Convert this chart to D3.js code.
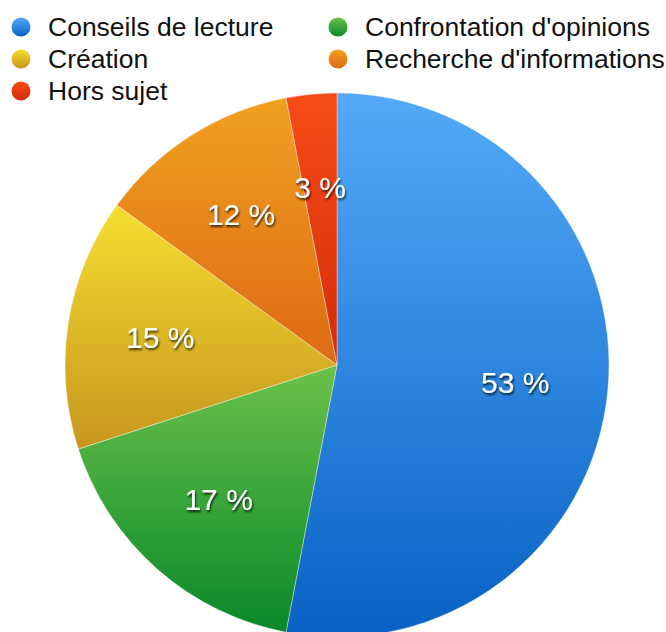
<!DOCTYPE html>
<html>
<head>
<meta charset="utf-8">
<script src="https://cdn.jsdelivr.net/npm/d3@7"></script>
<style>
  body { margin: 0; background: #fff; }
  svg { display: block; font-family: Helvetica, "Liberation Sans", Arial, sans-serif; }
</style>
</head>
<body>
<div id="chart"></div>
<script>
// data
const categories = ["Conseils de lecture", "Confrontation d'opinions", "Création", "Recherche d'informations", "Hors sujet"];
const values = [53, 17, 15, 12, 3];
const labels = ["53 %", "17 %", "15 %", "12 %", "3 %"];
const topColors = ["#54aaf8", "#6cc24a", "#f6de30", "#f0a020", "#f84c16"];
const bottomColors = ["#0862c4", "#08882a", "#c6961e", "#de6a14", "#d22c0a"];

const width = 666, height = 632;
const cx = 337, cy = 365, radius = 272;

const svg = d3.select("#chart").append("svg")
    .attr("width", width)
    .attr("height", height);

const defs = svg.append("defs");
categories.forEach((c, i) => {
    const g = defs.append("linearGradient")
        .attr("id", "grad" + i)
        .attr("x1", 0).attr("y1", 0).attr("x2", 0).attr("y2", 1);
    g.append("stop").attr("offset", "0%").attr("stop-color", topColors[i]);
    g.append("stop").attr("offset", "100%").attr("stop-color", bottomColors[i]);
});

const shadow = defs.append("filter").attr("id", "shadow")
    .attr("x", "-20%").attr("y", "-20%").attr("width", "140%").attr("height", "160%");
shadow.append("feDropShadow")
    .attr("dx", 1).attr("dy", 2).attr("stdDeviation", 1.2)
    .attr("flood-color", "#000").attr("flood-opacity", 0.75);

const pie = d3.pie().sort(null).value(d => d)(values);
const arc = d3.arc().innerRadius(0).outerRadius(radius);
const labelArc = d3.arc().innerRadius(179).outerRadius(179);

const g = svg.append("g").attr("transform", "translate(" + cx + "," + cy + ")");

g.selectAll("path")
    .data(pie)
    .enter()
    .append("path")
    .attr("d", arc)
    .attr("fill", (d, i) => "url(#grad" + i + ")")
    .attr("stroke", "rgba(255,255,255,0.45)")
    .attr("stroke-width", 0.8);

g.selectAll("text.lbl")
    .data(pie)
    .enter()
    .append("text")
    .attr("class", "lbl")
    .attr("transform", d => "translate(" + labelArc.centroid(d) + ")")
    .attr("text-anchor", "middle")
    .attr("dy", "0.36em")
    .attr("fill", "#fff")
    .attr("font-size", 30)
    .attr("filter", "url(#shadow)")
    .text((d, i) => labels[i]);

// legend
const legendPos = [[21, 27], [338, 27], [21, 59], [338, 59], [21, 91]];
const legend = svg.append("g").selectAll("g")
    .data(categories)
    .enter()
    .append("g")
    .attr("transform", (d, i) => "translate(" + legendPos[i][0] + "," + legendPos[i][1] + ")");

legend.append("circle")
    .attr("r", 9.5)
    .attr("fill", (d, i) => "url(#grad" + i + ")");

legend.append("text")
    .attr("x", 27)
    .attr("y", 9)
    .attr("font-size", 26.5)
    .attr("fill", "#111")
    .text(d => d);
</script>
</body>
</html>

** WHAT THE TASK REQUIRES **
Copy the data word for word. Pictures do not go in the copy.

** ANSWER FOR THIS EXERCISE **
Convert this chart to D3.js code.
<!DOCTYPE html>
<html>
<head>
<meta charset="utf-8">
<script src="https://cdn.jsdelivr.net/npm/d3@7"></script>
<style>
  body { margin: 0; background: #fff; }
  svg { display: block; font-family: Helvetica, "Liberation Sans", Arial, sans-serif; }
</style>
</head>
<body>
<div id="chart"></div>
<script>
// data
const categories = ["Conseils de lecture", "Confrontation d'opinions", "Création", "Recherche d'informations", "Hors sujet"];
const values = [53, 17, 15, 12, 3];
const labels = ["53 %", "17 %", "15 %", "12 %", "3 %"];
const topColors = ["#54aaf8", "#6cc24a", "#f6de30", "#f0a020", "#f84c16"];
const bottomColors = ["#0862c4", "#08882a", "#c6961e", "#de6a14", "#d22c0a"];

const width = 666, height = 632;
const cx = 337, cy = 365, radius = 272;

const svg = d3.select("#chart").append("svg")
    .attr("width", width)
    .attr("height", height);

const defs = svg.append("defs");
categories.forEach((c, i) => {
    const g = defs.append("linearGradient")
        .attr("id", "grad" + i)
        .attr("x1", 0).attr("y1", 0).attr("x2", 0).attr("y2", 1);
    g.append("stop").attr("offset", "0%").attr("stop-color", topColors[i]);
    g.append("stop").attr("offset", "100%").attr("stop-color", bottomColors[i]);
});

const shadow = defs.append("filter").attr("id", "shadow")
    .attr("x", "-20%").attr("y", "-20%").attr("width", "140%").attr("height", "160%");
shadow.append("feDropShadow")
    .attr("dx", 1).attr("dy", 2).attr("stdDeviation", 1.2)
    .attr("flood-color", "#000").attr("flood-opacity", 0.75);

const pie = d3.pie().sort(null).value(d => d)(values);
const arc = d3.arc().innerRadius(0).outerRadius(radius);
const labelArc = d3.arc().innerRadius(179).outerRadius(179);

const g = svg.append("g").attr("transform", "translate(" + cx + "," + cy + ")");

g.selectAll("path")
    .data(pie)
    .enter()
    .append("path")
    .attr("d", arc)
    .attr("fill", (d, i) => "url(#grad" + i + ")")
    .attr("stroke", "rgba(255,255,255,0.45)")
    .attr("stroke-width", 0.8);

g.selectAll("text.lbl")
    .data(pie)
    .enter()
    .append("text")
    .attr("class", "lbl")
    .attr("transform", d => "translate(" + labelArc.centroid(d) + ")")
    .attr("text-anchor", "middle")
    .attr("dy", "0.36em")
    .attr("fill", "#fff")
    .attr("font-size", 30)
    .attr("filter", "url(#shadow)")
    .text((d, i) => labels[i]);

// legend
const legendPos = [[21, 27], [338, 27], [21, 59], [338, 59], [21, 91]];
const legend = svg.append("g").selectAll("g")
    .data(categories)
    .enter()
    .append("g")
    .attr("transform", (d, i) => "translate(" + legendPos[i][0] + "," + legendPos[i][1] + ")");

legend.append("circle")
    .attr("r", 9.5)
    .attr("fill", (d, i) => "url(#grad" + i + ")");

legend.append("text")
    .attr("x", 27)
    .attr("y", 9)
    .attr("font-size", 26.5)
    .attr("fill", "#111")
    .text(d => d);
</script>
</body>
</html>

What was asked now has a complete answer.